One of the provisions in the Franchise Agreement is the legal certainty of the continuity of the Franchise. These provisions are the legal certainty of franchise continuity due to the changes in franchise ownership. One concrete example of a change in the ownership of a franchisee is the bankruptcy of the franchisor.

Bankruptcy is defined by Law Number 37 of 2004 concerning Bankruptcy and Suspension of Debt Payment Obligations (Law 37/2004) in Article 1 as a general confiscation of all of a debtor’s assets that have been declared bankrupt whose management and settlement are carried out by a curator under an appointed supervisory judge by the Commercial Court.

The condition for the bankruptcy decision is regulated in Article 2 of Law 37/2004, which states that there are two or more creditors and inability to pay debts that are due and collectible, at their own request to be declared bankrupt or because of the application of one or more creditors.

What about bankrupt assets that are located in a foreign territory / cross-border insolvency (CBI)?

Currently, there are international agreements that regulate CBI, one of which is UNCITRAL which issues the Model Law on Cross-Border Insolvency. However, Indonesia has not yet adopted an international agreement that regulates the CBI to execute bankruptcy decisions of Indonesian courts abroad, and relies on the reciprocal principle (recognition of foreign decisions).

The effects of bankruptcy are as follows:

  1. The debtor by law loses his right to control and manage his assets which are included in the bankruptcy estate, from the date the bankruptcy declaration decision is pronounced. (Article 24 para (1) of Law 37/2004)
  2. Dissolution and liquidation of the Company (Article 142 para (1) of Law 40/2007):
    1. Bankruptcy is lifted
    1. Bankruptcy assets in a state of insolvency

With the impact of bankruptcy for the Franchisor, the consequences that may arise for the Franchisee are:

  1. There is uncertainty about the continuity of the Franchise due to the bankruptcy of the Franchisor.
  2. The Franchisee may be harmed from the uncertainty of the continuity of the Franchise.
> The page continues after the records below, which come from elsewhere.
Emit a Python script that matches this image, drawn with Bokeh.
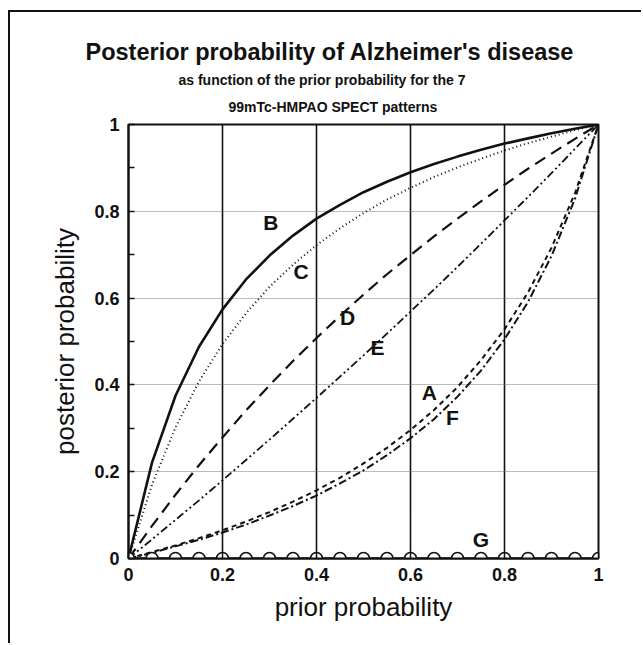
from bokeh.plotting import figure
from bokeh.models import FixedTicker, Label, Range1d, Title
from bokeh.embed import file_html
from bokeh.resources import INLINE

# ---- data ----
prior = [0.0, 0.05, 0.10, 0.15, 0.20, 0.25, 0.30, 0.35, 0.40, 0.45, 0.50,
         0.55, 0.60, 0.65, 0.70, 0.75, 0.80, 0.85, 0.90, 0.95, 1.0]
post_A = [0.0, 0.015, 0.030, 0.047, 0.065, 0.085, 0.107, 0.131, 0.157, 0.186, 0.219,
          0.255, 0.296, 0.342, 0.395, 0.457, 0.528, 0.613, 0.716, 0.842, 1.0]
post_B = [0.0, 0.221, 0.375, 0.488, 0.574, 0.643, 0.698, 0.744, 0.783, 0.815, 0.844,
          0.868, 0.890, 0.909, 0.926, 0.942, 0.956, 0.968, 0.980, 0.990, 1.0]
post_C = [0.0, 0.170, 0.302, 0.408, 0.494, 0.565, 0.626, 0.677, 0.722, 0.761, 0.796,
          0.827, 0.854, 0.879, 0.901, 0.921, 0.940, 0.957, 0.972, 0.987, 1.0]
post_D = [0.0, 0.075, 0.147, 0.215, 0.279, 0.341, 0.399, 0.455, 0.508, 0.559, 0.608,
          0.655, 0.699, 0.742, 0.783, 0.823, 0.861, 0.898, 0.933, 0.967, 1.0]
post_E = [0.0, 0.044, 0.089, 0.134, 0.180, 0.227, 0.274, 0.322, 0.370, 0.419, 0.468,
          0.518, 0.569, 0.620, 0.672, 0.725, 0.779, 0.833, 0.888, 0.944, 1.0]
post_F = [0.0, 0.013, 0.028, 0.043, 0.060, 0.078, 0.099, 0.121, 0.145, 0.173, 0.203,
          0.238, 0.277, 0.321, 0.373, 0.433, 0.505, 0.591, 0.697, 0.829, 1.0]
post_G = [0.0] * 21

curve_names = ["B", "C", "D", "E", "A", "F", "G"]
name_x = [0.303, 0.367, 0.466, 0.530, 0.640, 0.689, 0.750]
name_y = [0.774, 0.661, 0.555, 0.487, 0.382, 0.324, 0.044]

tick_values = [0, 0.2, 0.4, 0.6, 0.8, 1]
tick_labels = ["0", "0.2", "0.4", "0.6", "0.8", "1"]
minor_values = [0.1, 0.3, 0.5, 0.7, 0.9]
grid_values = [0.2, 0.4, 0.6, 0.8]

title_lines = ["Posterior probability of Alzheimer's disease",
               "as function of the prior probability for the 7",
               "99mTc-HMPAO SPECT patterns"]

FONT = "Liberation Sans"

p = figure(width=633, height=633, output_backend="svg", toolbar_location=None,
           x_range=Range1d(0, 1), y_range=Range1d(0, 1),
           min_border_left=118, min_border_right=45,
           min_border_top=112, min_border_bottom=87, title=None)
p.styles = {"border-left": "2px solid #111", "border-top": "2px solid #111",
            "margin-left": "8px", "margin-top": "10px"}

p.background_fill_color = "white"
p.border_fill_color = "white"
p.outline_line_color = "#111"
p.outline_line_width = 2
p.outline_line_alpha = 1

# grids
p.xgrid.ticker = FixedTicker(ticks=grid_values)
p.xgrid.grid_line_color = "#111"
p.xgrid.grid_line_width = 1.6
p.ygrid.ticker = FixedTicker(ticks=grid_values)
p.ygrid.grid_line_color = "#777"
p.ygrid.grid_line_width = 1
p.ygrid.grid_line_dash = "1 1"

# axes
for ax in (p.xaxis[0], p.yaxis[0]):
    ax.axis_line_color = "#111"
    ax.axis_line_width = 2
    ax.major_tick_line_color = "#111"
    ax.major_tick_line_width = 1.5
    ax.major_tick_in = 6
    ax.major_tick_out = 0
    ax.minor_tick_line_color = "#111"
    ax.minor_tick_line_width = 1.5
    ax.minor_tick_in = 6
    ax.minor_tick_out = 0
    ax.major_label_text_font = FONT
    ax.major_label_text_font_style = "bold"
    ax.major_label_text_font_size = "18px"
    ax.major_label_text_color = "#111"
    ax.axis_label_text_font = FONT
    ax.axis_label_text_font_style = "normal"
    ax.axis_label_text_font_size = "26px"
    ax.axis_label_text_color = "#111"
    ax.major_label_overrides = {v: s for v, s in zip(tick_values, tick_labels)}

p.xaxis.ticker = FixedTicker(ticks=tick_values)
p.yaxis.ticker = FixedTicker(ticks=tick_values, minor_ticks=minor_values)
p.xaxis.axis_label = "prior probability"
p.yaxis.axis_label = "posterior probability"
p.xaxis.major_label_standoff = 9
p.yaxis.major_label_standoff = 9
p.xaxis.axis_label_standoff = 8
p.yaxis.axis_label_standoff = 11

# curves
p.line(prior, post_B, line_color="#111", line_width=2.6)
p.line(prior, post_C, line_color="#111", line_width=2, line_dash="1 3")
p.line(prior, post_D, line_color="#111", line_width=2.2, line_dash="12 7")
p.line(prior, post_E, line_color="#111", line_width=1.8, line_dash="8 3 2 3 2 3")
p.line(prior, post_A, line_color="#111", line_width=2, line_dash="5 4")
p.line(prior, post_F, line_color="#111", line_width=2, line_dash="8 3 2 3")
p.line(prior, post_G, line_color="#111", line_width=2.2)
p.scatter(prior, post_G, marker="circle", size=12, fill_color="white",
          line_color="#111", line_width=1.7)

for name, lx, ly in zip(curve_names, name_x, name_y):
    p.add_layout(Label(x=lx, y=ly, text=name, text_font=FONT,
                       text_font_style="bold", text_font_size="21px",
                       text_color="#111", text_align="center",
                       text_baseline="middle"))

# title block (innermost added first)
title_sizes = ["23.5px", "14px", "14px"]
title_offsets = [-43, 50, 100]
title_standoffs = [10, 0, 19]
for txt, fs, off, so in reversed(list(zip(title_lines, title_sizes,
                                           title_offsets, title_standoffs))):
    p.add_layout(Title(text=txt, text_font=FONT, text_font_style="bold",
                       text_font_size=fs, text_color="#111", align="left",
                       offset=off, standoff=so), "above")

open("out.html", "w").write(file_html(p, INLINE))
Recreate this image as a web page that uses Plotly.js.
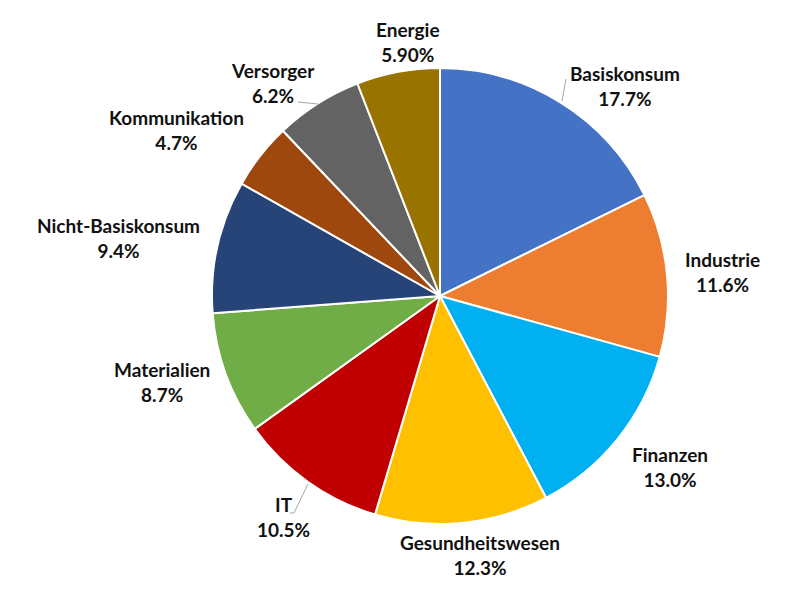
<!DOCTYPE html>
<html>
<head>
<meta charset="utf-8">
<script src="https://cdn.plot.ly/plotly-3.0.1.min.js"></script>
<style>html,body{margin:0;padding:0;background:#fff;}#chart{width:800px;height:594px;}</style>
</head>
<body>
<div id="chart"></div>
<script>
const categories = ["Basiskonsum","Industrie","Finanzen","Gesundheitswesen","IT","Materialien","Nicht-Basiskonsum","Kommunikation","Versorger","Energie"];
const values = [17.7, 11.6, 13.0, 12.3, 10.5, 8.7, 9.4, 4.7, 6.2, 5.9];
const valueLabels = ["17.7%","11.6%","13.0%","12.3%","10.5%","8.7%","9.4%","4.7%","6.2%","5.90%"];
const colors = ["#4472C4","#ED7D31","#00B0F0","#FFC000","#C00000","#70AD47","#264478","#9E480E","#636363","#997300"];
// label centres in pixels (layout only)
const labelPos = [[625,86],[722,272],[670,467],[480,555],[283,517],[162,382],[118,238],[176,130],[273,83],[408,42]];

const W = 800, H = 594;
const cx = 440, cy = 296, R = 228;
const px = x => x / W, py = y => 1 - y / H;

const annotations = categories.map((c, i) => ({
  x: px(labelPos[i][0]), y: py(labelPos[i][1]), xref: 'paper', yref: 'paper',
  xanchor: 'center', yanchor: 'middle', showarrow: false,
  text: '<b>' + c + '<br>' + valueLabels[i] + '</b>',
  font: {family: 'Lato, sans-serif', size: 19, color: '#111111'}
}));

const leader = (pts) => ({
  type: 'path', xref: 'paper', yref: 'paper',
  path: 'M' + pts.map(p => px(p[0]) + ',' + py(p[1])).join(' L'),
  line: {color: '#a6a6a6', width: 1}
});
const shapes = [
  leader([[562,101],[566,79]]),
  leader([[298,102],[318,104]]),
  leader([[290,513],[294,513],[308,484]])
];

Plotly.newPlot('chart', [{
  type: 'pie',
  labels: categories,
  values: values,
  sort: false,
  direction: 'clockwise',
  rotation: 0,
  textinfo: 'none',
  hoverinfo: 'label+percent',
  marker: {colors: colors, line: {color: '#ffffff', width: 2}},
  domain: {x: [px(cx - R), px(cx + R)], y: [py(cy + R), py(cy - R)]},
  showlegend: false
}], {
  width: W, height: H,
  margin: {l: 0, r: 0, t: 0, b: 0},
  paper_bgcolor: '#ffffff',
  annotations: annotations,
  shapes: shapes
}, {displayModeBar: false, staticPlot: true});
</script>
</body>
</html>
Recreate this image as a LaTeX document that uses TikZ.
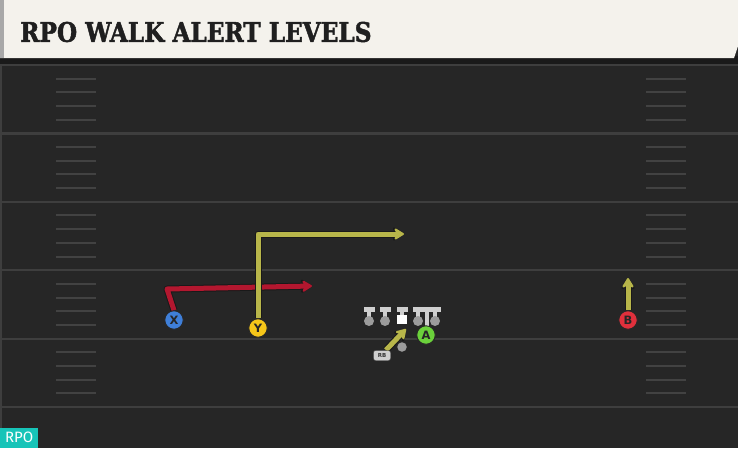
\documentclass[tikz,border=0pt]{standalone}
\usepackage{fontspec}
\setmainfont{DejaVu Sans}
\newfontfamily\titlefont{DejaVu Serif}[FakeBold=1.8]
\newfontfamily\badgefont{Fira Sans}
\usetikzlibrary{arrows.meta}
\definecolor{fieldbg}{HTML}{262626}
\definecolor{headshadow}{HTML}{1A1A1A}
\definecolor{cream}{HTML}{F4F2EC}
\definecolor{stripe}{HTML}{A8A8A8}
\definecolor{yardline}{HTML}{3E3E3E}
\definecolor{hashc}{HTML}{424242}
\definecolor{routeyel}{HTML}{B8B64A}
\definecolor{routered}{HTML}{B3172F}
\definecolor{pblue}{HTML}{3F7FD8}
\definecolor{pyellow}{HTML}{F6C619}
\definecolor{pgreen}{HTML}{6BD13B}
\definecolor{pred}{HTML}{E0303C}
\definecolor{olbar}{HTML}{CFCFCF}
\definecolor{oldot}{HTML}{9C9C9C}
\definecolor{teal}{HTML}{17C4B8}
\tikzset{
  yard/.style={draw=yardline, line width=2.2pt},
  hashmark/.style={draw=hashc, line width=2pt},
  player/.style={circle, draw=black!85, line width=0.9pt, minimum size=18.5pt, inner sep=0pt,
    font=\bfseries\fontsize{11.5}{11.5}\selectfont, text=black!85},
  routeunder/.style={draw=black!90, line width=7pt, line join=round,
    -{Stealth[length=14pt,width=17pt,inset=4.5pt,round]}},
  routeY/.style={draw=routeyel, line width=5pt, line join=round,
    -{Stealth[length=12pt,width=14.5pt,inset=4pt,round]}},
  routeR/.style={draw=routered, line width=5pt, line join=round,
    -{Stealth[length=12pt,width=14.5pt,inset=4pt,round]}},
  rbtag/.style={draw=black!85, fill=olbar, rounded corners=2pt, inner sep=0pt, minimum width=17pt,
    minimum height=10pt, font=\bfseries\fontsize{5.5}{5.5}\selectfont, text=black!80},
}
\begin{document}
\begin{tikzpicture}[x=1pt,y=-1pt]
\useasboundingbox (0,0) rectangle (738,448);
\fill[fieldbg] (0,0) rectangle (738,448);
% header
\fill[headshadow] (0,56) rectangle (738,64);
\fill[cream] (0,0) -- (738,0) -- (738,46) -- (734,58) -- (0,58) -- cycle;
\fill[stripe] (0,0) rectangle (4,58);
\node[anchor=west, inner sep=0pt, text=black!88] (title) at (20,32)
  {\scalebox{0.86}[1]{\titlefont\bfseries\fontsize{27}{27}\selectfont RPO WALK ALERT LEVELS}};
% left edge line
\draw[draw=yardline, line width=1.2pt] (1,64) -- (1,448);
% yard lines
\foreach \y in {65,133.4,201.8,270.2,338.6,407} {\draw[yard] (0,\y) -- (738,\y);}
% hash marks
\foreach \b in {65,133.4,201.8,270.2,338.6} {
  \foreach \k in {1,2,3,4} {
    \draw[hashmark] (56,\b+\k*13.68) -- (96,\b+\k*13.68);
    \draw[hashmark] (646,\b+\k*13.68) -- (686,\b+\k*13.68);
  }
}
% players
\node[player, fill=pblue] (X) at (174,320) {X};
\node[player, fill=pyellow] (Y) at (258,328) {Y};
\node[player, fill=pgreen] (A) at (426,335) {A};
\node[player, fill=pred] (B) at (628,320) {B};
% route coordinates
\coordinate (xbend) at (167,289);
\coordinate (xend) at (312,286);
\coordinate (ybend) at (258,234);
\coordinate (yend) at (404,234);
\coordinate (bend) at (628,278);
% routes (outline then colour)
\draw[routeunder] (X.north) -- (xbend) -- (xend);
\draw[routeR] (X.north) -- (xbend) -- (xend);
\draw[routeunder] (Y.north) -- (ybend) -- (yend);
\draw[routeY] (Y.north) -- (ybend) -- (yend);
\draw[routeunder] (B.north) -- (bend);
\draw[routeY] (B.north) -- (bend);
% redraw players on top
\node[player, fill=pblue] at (X) {X};
\node[player, fill=pyellow] at (Y) {Y};
\node[player, fill=pred] at (B) {B};
% offensive line
\foreach \x in {369,385,418,435} {
  \fill[olbar] (\x-5.5,306.5) rectangle (\x+5.5,312);
  \fill[olbar] (\x-2.2,311.5) rectangle (\x+2.2,318);
  \fill[oldot] (\x,321) circle (5);
}
\fill[olbar] (402-5.5,306.5) rectangle (402+5.5,312);
\fill[olbar] (402-2.2,311.5) rectangle (402+2.2,315);
\fill[white] (397,314.5) rectangle (406.5,323.5);
\fill[olbar] (427-5.5,306.5) rectangle (427+5.5,312);
\fill[olbar] (427-2.2,311.5) rectangle (427+2.2,328);
\node[player, fill=pgreen] at (A) {A};
% QB dot
\node[circle, fill=oldot, inner sep=0pt, minimum size=9.5pt] (qb) at (402,347) {};
% RB
\node[rbtag] (rb) at (382,355.5) {RB};
\coordinate (rbstart) at (386,350);
\coordinate (rbend) at (406,329);
\draw[routeunder] (rbstart) -- (rbend);
\draw[routeY] (rbstart) -- (rbend);
\node[rbtag] at (rb) {RB};
% badge
\node[fill=teal, anchor=south west, inner sep=0pt, minimum width=38pt, minimum height=20pt,
  text=white, font=\badgefont\fontsize{15}{15}\selectfont] (badge) at (0,448) {RPO};
\end{tikzpicture}
\end{document}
Therefore, legal remedies that can be taken by the Franchisee if the Franchisor is bankrupt are as follows:

  1. Asking the Curator to confirm the continuity of the franchise.
  2. If the Curator does not provide certainty, the Franchisee may request the Supervisory Judge to force the Curator to immediately provide certainty of the continuity of the Franchise.
  3. Carry out preventive measures by setting a clause regarding the Franchise relationship in the Agreement if the Franchisor is declared bankrupt by the Commercial Court.